Highly recommended for anyone who can stand high levels of gore and badly drawn woolly rhinoceroses. Not a good movie for claustrophobics...

    TRIVIAL PURSUITS:
  • The American theatrical version of the movie was horrifying enough, but what the rest of the world saw, and what you get on the American unrated DVD, is an ending roughly a minute longer and three times scarier.
  • The “Blue Harvest” in-house name for the movie was “Chicks With Picks”.
  • In order to get the best reaction from the actresses, Marshall told them they couldn’t see the monsters until they actually started filming their first confrontation scene – and then he snuck them on stage during what the women thought was just another cave exploring segment.
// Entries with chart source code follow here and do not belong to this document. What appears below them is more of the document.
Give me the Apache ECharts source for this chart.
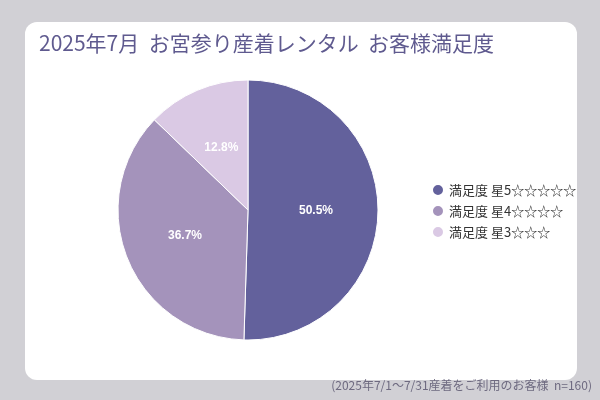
<!DOCTYPE html>
<html><head><meta charset="utf-8">
<script src="https://cdn.jsdelivr.net/npm/echarts@6/dist/echarts.min.js"></script>
<style>html,body{margin:0;padding:0;background:#d1d0d5}#c{width:600px;height:400px}</style>
</head><body><div id="c"></div>
<script>
var categories = ['満足度 星5☆☆☆☆☆', '満足度 星4☆☆☆☆', '満足度 星3☆☆☆'];
var shares = [50.5, 36.7, 12.8];
var colors = ['#63619c', '#a493bb', '#dac9e4'];

var chart = echarts.init(document.getElementById('c'));
var font = '"Noto Sans CJK JP", sans-serif';
chart.setOption({
  backgroundColor: '#d1d0d5',
  color: colors,
  graphic: [{
    type: 'rect', z: -1,
    shape: { x: 25, y: 22, width: 552, height: 358, r: 12 },
    style: { fill: '#ffffff' }
  }, {
    type: 'text', right: 8, top: 379,
    style: { text: '(2025年7/1〜7/31産着をご利用のお客様  n=160)', fill: '#6e6a80', font: '12px ' + font }
  }],
  title: {
    text: '2025年7月  お宮参り産着レンタル  お客様満足度',
    left: 34, top: 28,
    textStyle: { color: '#5f5a8f', fontSize: 21, fontWeight: 'normal', fontFamily: font }
  },
  legend: {
    orient: 'vertical', left: 426, top: 178, itemGap: 7,
    icon: 'circle', itemWidth: 12, itemHeight: 12,
    textStyle: { color: '#333', fontSize: 13, fontFamily: font }
  },
  series: [{
    type: 'pie', center: [248, 210], radius: 130,
    startAngle: 90, clockwise: true,
    label: { position: 'inside', formatter: '{c}%', color: '#fff', fontSize: 12, fontWeight: 'bold', fontFamily: 'Liberation Sans' },
    labelLine: { show: false },
    itemStyle: { borderColor: '#fff', borderWidth: 1 },
    data: categories.map(function (n, i) { return { name: n, value: shares[i] }; })
  }]
});
</script></body></html>
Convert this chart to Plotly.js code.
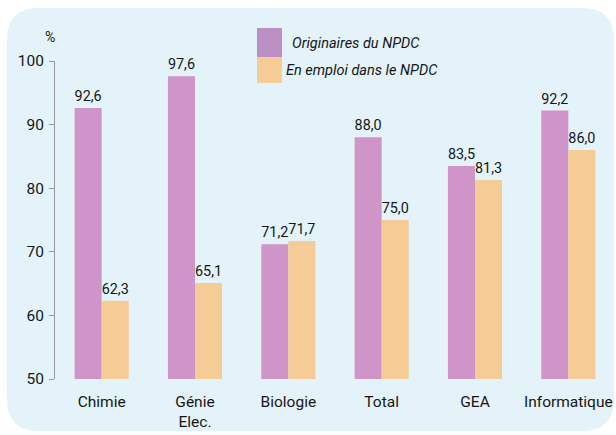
<!DOCTYPE html>
<html><head><meta charset="utf-8">
<script src="https://cdn.plot.ly/plotly-3.0.1.min.js"></script>
<style>html,body{margin:0;padding:0;background:#fff}#c{width:616px;height:435px}</style>
</head><body><div id="c"></div>
<script>
const categories = ["Chimie", "Génie<br>Elec.", "Biologie", "Total", "GEA", "Informatique"];
const seriesNames = ["Originaires du NPDC", "En emploi dans le NPDC"];
const originaires = [92.6, 97.6, 71.2, 88.0, 83.5, 92.2];
const enEmploi = [62.3, 65.1, 71.7, 75.0, 81.3, 86.0];
const yTicks = [50, 60, 70, 80, 90, 100];

const FONT = "Roboto, 'Liberation Sans', Arial, sans-serif";
const colors = ["#cf95c8", "#f5cb96"];
const legendColors = ["#bb8ec4", "#f5cb96"];
const TXT = "#161616";
const fmt = v => v.toFixed(1).replace(".", ",");

// plot area in pixels
const L = 55, R = 615, T = 61, B = 379;
const px = x => (x - L) / (R - L);
const py = y => (B - y) / (B - T);

function mk(vals, i) {
  return {
    type: "bar", x: categories, y: vals, name: seriesNames[i],
    marker: {color: colors[i], line: {width: 0}},
    text: vals.map(fmt), textposition: "outside", cliponaxis: false,
    textfont: {family: FONT, size: 15, color: TXT},
    hoverinfo: "x+y"
  };
}

// background panel with rounded corners
const x0 = px(7), x1 = px(614), y0 = py(8), y1 = py(431);
const rx = 32 / (R - L), ry = 32 / (B - T);
const panel = `M ${x0} ${y0 - ry} Q ${x0} ${y0} ${x0 + rx} ${y0} L ${x1 - rx} ${y0} Q ${x1} ${y0} ${x1} ${y0 - ry} L ${x1} ${y1 + ry} Q ${x1} ${y1} ${x1 - rx} ${y1} L ${x0 + rx} ${y1} Q ${x0} ${y1} ${x0} ${y1 + ry} Z`;

const shapes = [
  {type: "path", xref: "paper", yref: "paper", path: panel, fillcolor: "#e3f3f9", line: {width: 0}, layer: "below"},
  {type: "rect", xref: "paper", yref: "paper", x0: px(257), x1: px(282), y0: py(28), y1: py(57), fillcolor: legendColors[0], line: {width: 0}},
  {type: "rect", xref: "paper", yref: "paper", x0: px(257), x1: px(282), y0: py(57), y1: py(83), fillcolor: legendColors[1], line: {width: 0}}
];
const annotations = [
  {xref: "paper", yref: "paper", x: px(290), y: py(43), xanchor: "left", yanchor: "middle", showarrow: false,
   text: "<i>" + seriesNames[0] + "</i>", font: {family: FONT, size: 14.5, color: TXT}},
  {xref: "paper", yref: "paper", x: px(284), y: py(70), xanchor: "left", yanchor: "middle", showarrow: false,
   text: "<i>" + seriesNames[1] + "</i>", font: {family: FONT, size: 14.5, color: TXT}},
  {xref: "paper", yref: "paper", x: px(50), y: py(37), xanchor: "center", yanchor: "middle", showarrow: false,
   text: "%", font: {family: FONT, size: 14, color: TXT}}
];

Plotly.newPlot("c", [mk(originaires, 0), mk(enEmploi, 1)], {
  width: 616, height: 435,
  margin: {l: L, r: 616 - R, t: T, b: 435 - B},
  paper_bgcolor: "#ffffff", plot_bgcolor: "rgba(0,0,0,0)",
  barmode: "group", bargap: 0.42, bargroupgap: 0,
  showlegend: false,
  font: {family: FONT, size: 15.5, color: TXT},
  xaxis: {showline: false, ticks: "", showgrid: false, zeroline: false,
          tickfont: {family: FONT, size: 15.5, color: TXT}, ticklabelstandoff: 11, range: [-0.5, 5.5]},
  yaxis: {range: [50, 100], tickvals: yTicks, ticktext: yTicks.map(String), showgrid: false, zeroline: false,
          showline: true, linecolor: "#9a9a9a", linewidth: 1, ticks: "outside", ticklen: 5, tickcolor: "#9a9a9a",
          ticklabelstandoff: 2,
          tickfont: {family: FONT, size: 15.5, color: TXT}},
  shapes: shapes, annotations: annotations
}, {displayModeBar: false, staticPlot: true});
</script></body></html>
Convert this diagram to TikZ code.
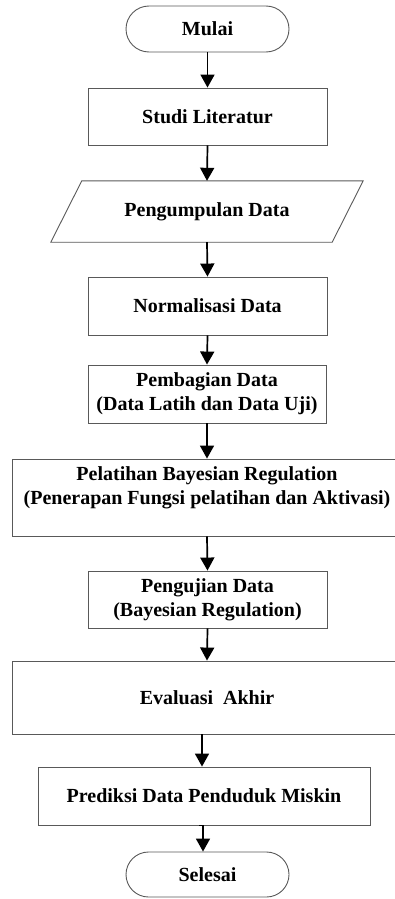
\documentclass[tikz,border=0pt]{standalone}
\usepackage{fontspec}
\setmainfont{Liberation Serif}
\usetikzlibrary{arrows.meta,shapes.misc,calc}
\tikzset{
  box/.style={draw=black!65, line width=0.9pt, rectangle, align=center, inner sep=2pt},
  term/.style={draw=black!65, line width=0.9pt, rounded rectangle, align=center, inner sep=2pt},
  plain/.style={draw=none, rectangle, align=center, inner sep=2pt},
  arr/.style={line width=1.7pt, -{Triangle[width=14pt,length=13pt]}},
  every node/.style={font=\fontsize{20}{24}\selectfont\bfseries, text=black}
}
\begin{document}
\begin{tikzpicture}[x=1pt,y=-1pt]
\useasboundingbox (0,0) rectangle (394,899);
\node[term, minimum width=167pt, minimum height=46pt] (mulai) at (207.5,29) {Mulai};
\node[box, minimum width=239pt, minimum height=57pt] (studi) at (207.5,116.5) {Studi Literatur};
\node[plain, minimum width=312pt, minimum height=61pt] (kumpul) at (207,211.5) {Pengumpulan Data};
\draw[draw=black!65, line width=0.9pt] (kumpul.south west) -- ($(kumpul.north west)+(31,0)$) -- (kumpul.north east) -- ($(kumpul.south east)+(-31,0)$) -- cycle;
\node[box, minimum width=239pt, minimum height=58pt] (normal) at (207.5,306) {Normalisasi Data};
\node[box, minimum width=238pt, minimum height=58pt] (bagi) at (207,394) {Pembagian Data\\(Data Latih dan Data Uji)};
\node[box, minimum width=390pt, minimum height=77pt] (latih) at (207,497.5) {Pelatihan Bayesian Regulation\\(Penerapan Fungsi pelatihan dan Aktivasi)\\\mbox{}};
\node[box, minimum width=239pt, minimum height=57pt] (uji) at (207.5,599.5) {Pengujian Data\\(Bayesian Regulation)};
\node[box, minimum width=390pt, minimum height=73pt] (eval) at (207,697.5) {Evaluasi\ \ Akhir};
\node[box, minimum width=332pt, minimum height=58pt] (pred) at (204,796) {Prediksi Data Penduduk Miskin};
\node[term, minimum width=167pt, minimum height=45pt] (sel) at (207.5,874.5) {Selesai};

\draw[arr] (mulai.south) -- (studi.north);
\draw[arr] (studi.south) -- (kumpul.north);
\draw[arr] (kumpul.south) -- (normal.north);
\draw[arr] (normal.south) -- (bagi.north);
\draw[arr] (bagi.south) -- (latih.north);
\draw[arr] (latih.south) -- (uji.north);
\draw[arr] (uji.south) -- (eval.north);
\draw[arr] ([xshift=-5pt]eval.south) -- ([xshift=-2pt]pred.north);
\draw[arr] ([xshift=-5pt]pred.south) -- ([xshift=-1pt]pred.south) -- ([xshift=-4.5pt]sel.north);
\end{tikzpicture}
\end{document}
As you can see in the movie, it worked nicely.
  • As you might guess from the above, the monsters are not CGI, but real, live actors. It’s possible there was some kind of makeup involved. On the other hand, the cave is totally fake, and the “Appalachian Mountains” are Scotland – which I think is a nice reversal of how it usually works in the movies.
  • There is a sequel in the works, tentatively called “De2cent”. Marshall will be involved somehow, but isn’t writing or directing. No one knows whether the sequel will be based on the American or British ending of the first film.